Curiously, what many people might find the most horrifying side effect of Emily’s brain injury is the one which bothers her the least: after a few months, she forgets almost everything. “I can’t really remember anything after the age of thirteen,” she says. If what happened was particularly meaningful, Emily will remember the fact of it afterwards, but not the details, or any of the first-person narrative. For example, Emily says that she knows that she once went to China on a trip, but she has no memory of anything that happened there. She doesn’t remember what she wanted to be when she was growing up, or why she went to college.
I miss my brother, even though he died a long time ago. I don’t know what I miss about him, but I do.
Sometimes, not being able to remember is as tragic as people, largely informed by movies like Christopher Nolan’s Memento, might expect. Years ago, Emily’s older brother Ryan died. Emily knows this, it’s a fact, but she can’t remember what Ryan’s face looked like, what happened on the day he died, or really almost anything about him. It’s just not there. The only thing that is there is sadness. “I still cry about it sometimes,” Emily says. “I miss my brother, even though he died a long time ago. I don’t know what I miss about him, but I do. Trauma is sticky. Those emotions are still stored in my body; my body still recognizes the welling of my heart.”
But there’s also moments of great beauty in constant forgetting. Emily’s husband, Steve, who remembers things in “Technicolor detail,” is someone she says she is “constantly falling in love with” all over again. Because she can’t remember their life together, he lovingly describes it to her in newsletters, meant just for her. Through Steve, Emily is able to experience, again and again, the moments of passion, friendship, silliness, and tenderness that have intertwined them: their first date, their first kiss, the day they moved in together, the day they adopted their cats, and so on. Steve just never gets old for Emily. “Yesterday, he was in the living room, reheating food, while doing a silly dance and some weird voice,” she says. “I just sat there, thinking: he’s awesome, I love him so much. But I know I’m not going to remember this, which makes me enjoy it so much more in the moment. I can’t be nostalgic in the future. I have to be nostalgic for right now.”
I can’t be nostalgic in the future. I have to be nostalgic for right now.
One thing does concern Emily about her future. She and Steve have started talking about adding a baby to their happy household of buttered toast and cats. “We both want to have kids, but what does that mean? I’m going to forget their whole lives.” But ultimately, Emily and Steve don’t think it has to be a deal breaker. Even without a long-term memory, they know that Emily can be a good mother… the same way she is a great wife, a caring lover, a hilarious friend, a talented artist, a dutiful daughter, a respected professional, and more.

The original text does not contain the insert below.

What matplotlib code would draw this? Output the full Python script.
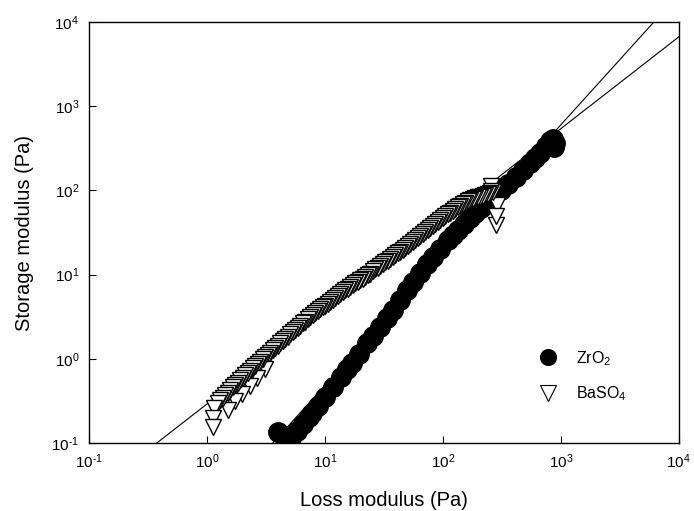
import numpy as np
import matplotlib.pyplot as plt
from matplotlib.lines import Line2D
from matplotlib.ticker import LogLocator, NullLocator, FuncFormatter

plt.rcParams['font.family'] = ['Liberation Sans', 'DejaVu Sans']
plt.rcParams['mathtext.fontset'] = 'custom'
plt.rcParams['mathtext.rm'] = 'Liberation Sans'
plt.rcParams['mathtext.it'] = 'Liberation Sans:italic'
plt.rcParams['mathtext.default'] = 'regular'

# ZrO2 suspension: loss modulus G'' vs storage modulus G' (Pa)
zro2_loss = [4.00, 4.58, 5.15, 5.79, 6.51, 7.32, 7.76, 8.72, 10.0, 11.7, 13.7, 15.4,
             16.9, 19.4, 22.7, 25.5, 29.3, 33.5, 37.7, 43.2, 49.5, 55.7, 63.9, 73.2,
             82.3, 94.3, 110, 122, 134, 151, 169, 187, 210, 231, 265, 310, 356, 416,
             476, 546, 602, 664, 746, 807, 856, 890, 873]
zro2_storage = [0.135, 0.112, 0.115, 0.139, 0.168, 0.204, 0.227, 0.275, 0.352, 0.462,
                0.608, 0.757, 0.892, 1.14, 1.54, 1.87, 2.39, 3.05, 3.80, 4.99, 6.56,
                8.17, 10.5, 13.4, 16.2, 20.1, 25.8, 29.5, 33.9, 39.9, 47.0, 53.9, 61.8,
                70.9, 83.5, 101, 119, 144, 175, 212, 243, 278, 337, 386, 408, 366, 328]

# BaSO4 suspension
baso4_loss = [
    # low-G'' end
    1.135, 1.135, 1.146, 1.507, 1.727, 1.98, 2.314, 2.653, 3.101,
    # main run
    1.239, 1.301, 1.366, 1.434, 1.507, 1.582, 1.661, 1.744, 1.831, 1.923,
    2.019, 2.120, 2.226, 2.337, 2.454, 2.577, 2.705, 2.840, 2.983, 3.132,
    3.288, 3.452, 3.625, 3.806, 3.997, 4.197, 4.406, 4.626, 4.858, 5.101,
    5.356, 5.624, 5.905, 6.200, 6.510, 6.836, 7.177, 7.536, 7.913, 8.309,
    8.724, 9.160, 9.618, 10.10, 10.60, 11.13, 11.69, 12.27, 12.89, 13.53,
    14.21, 14.92, 15.66, 16.44, 17.27, 18.13, 19.04, 19.99, 20.99, 22.04,
    23.14, 24.30, 25.51, 26.79, 28.13, 29.54, 31.01, 32.56, 34.19, 35.90,
    37.70, 39.59, 41.56, 43.64, 45.82, 48.11, 50.51, 53.04, 55.69, 58.47,
    61.40, 64.47, 67.69, 71.07, 74.63, 78.36, 82.28, 86.39, 90.7, 95.2,
    100, 105, 110.3, 115.8, 121.6, 127.7, 134.0, 140.7, 147.8, 155.2,
    162.9, 171.0, 179.6, 188.6, 198.0, 207.9, 218.3, 229.2, 240.7, 252.7,
    265.3,
    # high-G'' end
    255, 255, 281, 284, 287]
baso4_storage = [
    0.155, 0.201, 0.264, 0.2465, 0.315, 0.382, 0.475, 0.592, 0.757,
    0.299, 0.320, 0.342, 0.367, 0.395, 0.427, 0.462, 0.492, 0.523, 0.556,
    0.592, 0.634, 0.678, 0.726, 0.775, 0.824, 0.873, 0.926, 0.984, 1.045,
    1.11, 1.18, 1.26, 1.34, 1.43, 1.53, 1.63, 1.73, 1.84, 1.95,
    2.07, 2.20, 2.34, 2.48, 2.63, 2.77, 2.94, 3.10, 3.29, 3.48,
    3.67, 3.86, 4.07, 4.28, 4.51, 4.74, 4.99, 5.26, 5.54, 5.83,
    6.15, 6.49, 6.84, 7.18, 7.51, 7.86, 8.21, 8.58, 8.97, 9.37,
    9.82, 10.3, 10.9, 11.5, 12.1, 12.7, 13.4, 14.0, 14.7, 15.5,
    16.2, 17.0, 17.9, 18.8, 19.8, 20.8, 21.9, 23.1, 24.3, 25.7,
    27.1, 28.6, 30.3, 32.0, 33.8, 35.8, 37.8, 39.9, 42.0, 44.4,
    46.9, 49.4, 52.0, 54.5, 57.3, 60.0, 62.8, 65.8, 68.5, 71.2,
    74.2, 77.1, 79.7, 81.2, 82.6, 84.2, 85.8, 88.2, 90.6, 93.1,
    95.7,
    99.7, 114, 50.3, 38.3, 68.0]

# power-law fits G' = a * G''^b
fit_zro2 = (0.0136, 1.548)
fit_baso4 = (0.29, 1.09)


def log_label(v, pos):
    e = int(round(np.log10(v)))
    if e < 0:
        return r'$10^{\text{-}%d}$' % -e
    return r'$10^{%d}$' % e


fig = plt.figure(figsize=(6.94, 5.11), dpi=100)
ax = fig.add_axes([0.128, 0.133, 0.850, 0.824])

xfit = np.array([0.1, 1e4])
for a, b in (fit_zro2, fit_baso4):
    ax.plot(xfit, a * xfit ** b, color='black', lw=0.8, zorder=1)

ax.plot(zro2_loss, zro2_storage, 'o', ms=14, color='black', mec='black', zorder=2)

# drawn from high to low G'' so the low-G'' triangles sit on top
order = np.argsort(baso4_loss, kind='stable')[::-1]
ax.plot(np.array(baso4_loss)[order], np.array(baso4_storage)[order], 'v', ms=12,
        mfc='white', mec='black', mew=1.0, zorder=3)

ax.set_xscale('log')
ax.set_yscale('log')
ax.set_xlim(0.1, 1e4)
ax.set_ylim(0.1, 1e4)
for axis in (ax.xaxis, ax.yaxis):
    axis.set_major_locator(LogLocator(base=10, numticks=10))
    axis.set_minor_locator(NullLocator())
    axis.set_major_formatter(FuncFormatter(log_label))
ax.tick_params(direction='in', length=5, width=0.8, labelsize=11, pad=7)

for sp in ax.spines.values():
    sp.set_linewidth(1.0)

ax.set_xlabel('Loss modulus (Pa)', fontsize=14.5, labelpad=14)
ax.set_ylabel('Storage modulus (Pa)', fontsize=14.5, labelpad=12)

handles = [
    Line2D([], [], ls='none', marker='o', ms=11.3, color='black'),
    Line2D([], [], ls='none', marker='v', ms=12, mfc='white', mec='black', mew=0.8),
]
ax.legend(handles, ['ZrO$_2$', 'BaSO$_4$'], loc='upper left',
          bbox_to_anchor=(538 / 694, 1 - 349 / 511), bbox_transform=fig.transFigure,
          frameon=False, fontsize=11.5, handlelength=1.2, handletextpad=1.15,
          labelspacing=1.05, borderpad=0, borderaxespad=0)

fig.savefig('out.png', dpi=100)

“When people first meet me, they’re so aghast that I don’t have a first-person narrative memory,” says Emily. “They think that if it disappeared, they’d disappear with it. But I’m still the same person: I didn’t lose my identity just because I lost my memory.” After all, everyone forgets. Emily just knows better than the rest of us that being good at remembering doesn’t have much to do with the kind of person you ultimately are.